Your white-water rafting trip kicks off in these relatively calm waters, where you have a chance to drink in the breathtaking beauty of the forest before the real adventure begins. As you’re meandering down, you’ll notice rushing tributaries and small creeks cascading into the river, meaning you’ve hit Class II rapids. “This is where you’ll occasionally need to maneuver around some boulders and medium-sized waves, but it’s usually pretty safe,” Dane explains. As the Piedra increases in volume and intensity, you’ll bump and scrape your way through Class III rapids with splashy, powerful waves that can occasionally swamp your raft.

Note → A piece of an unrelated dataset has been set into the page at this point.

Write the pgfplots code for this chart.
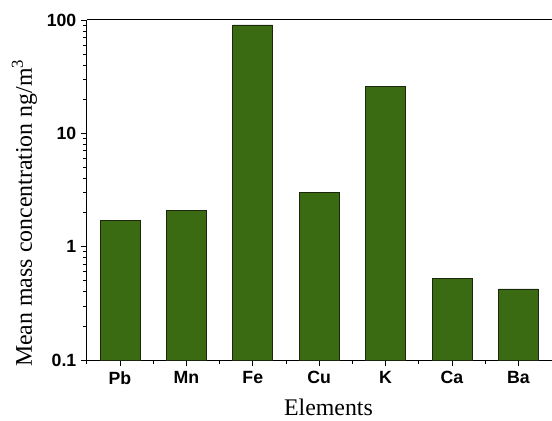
\documentclass[border=0pt]{standalone}
\usepackage{pgfplots}
\pgfplotsset{compat=1.18}
\usepackage{fontspec}
\setmainfont{Liberation Serif}
\setsansfont{Liberation Sans}
\definecolor{barfill}{RGB}{58,106,18}
\definecolor{baredge}{RGB}{28,40,14}
\begin{document}
\begin{tikzpicture}[x=1bp,y=1bp]
\begin{axis}[
  at={(0,0)}, anchor=south west,
  scale only axis,
  width=466bp, height=341bp,
  axis x line*=box, axis y line*=left,
  y axis line style={-},
  x axis line style={-},
  ymode=log, log origin y=infty,
  ymin=0.1, ymax=100,
  xmin=-0.5, xmax=6.5,
  xtick={0,1,2,3,4,5,6},
  xticklabels={Pb,Mn,Fe,Cu,K,Ca,Ba},
  minor xtick={-0.5,0.5,1.5,2.5,3.5,4.5,5.5},
  xtick pos=left,
  ytick={0.1,1,10,100},
  yticklabels={0.1,1,10,100},
  tick align=outside,
  major tick length=6bp,
  minor tick length=4bp,
  every tick/.style={black, line width=0.8pt},
  axis line style={line width=0.9pt},
  /pgf/number format/assume math mode=true,
  ticklabel style={font=\fontsize{17.8}{20}\selectfont\sffamily\bfseries},
  xticklabel style={yshift=-2bp},
  yticklabel style={xshift=-1bp},
  xlabel={Elements},
  ylabel={Mean mass concentration ng/m\textsuperscript{3}},
  label style={font=\fontsize{24}{28}\selectfont},
  xlabel style={at={(axis description cs:0.52,-0.164)}, anchor=base},
  ylabel style={at={(axis description cs:-0.118,0.432)}, anchor=base},
  ybar, bar width=40bp,
]
\addplot[fill=barfill, draw=baredge, line width=0.8pt] coordinates {
  (0,1.69) (1,2.10) (2,90.3) (3,2.99) (4,25.7) (5,0.527) (6,0.424)
};
\end{axis}
\useasboundingbox (-87,-61) rectangle (465,361);
\end{tikzpicture}
\end{document}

But thrill-seekers know even more excitement lies ahead in white-knuckle Class IV rapids—which greets you with a steep, pulse-quickening entrance. “Class IV rapids are technical with a high level of difficulty, so they’re usually reserved for more advanced rafters,” Dane says. “But beginners who are in good physical shape and comfortable in the water can definitely tackle Class IV, especially with an experienced guide and scouting team along for the ride.” Expect icy, stinging waves to sluice you along the way—giving new meaning to the phrase “wet and wild.”
After your journey down the Upper Piedra, we’re betting even first-timers will welcome the cacophonous symphony of the river with its mighty roar and crash. “And you’ll be marking your calendars for next May!” Dane promises.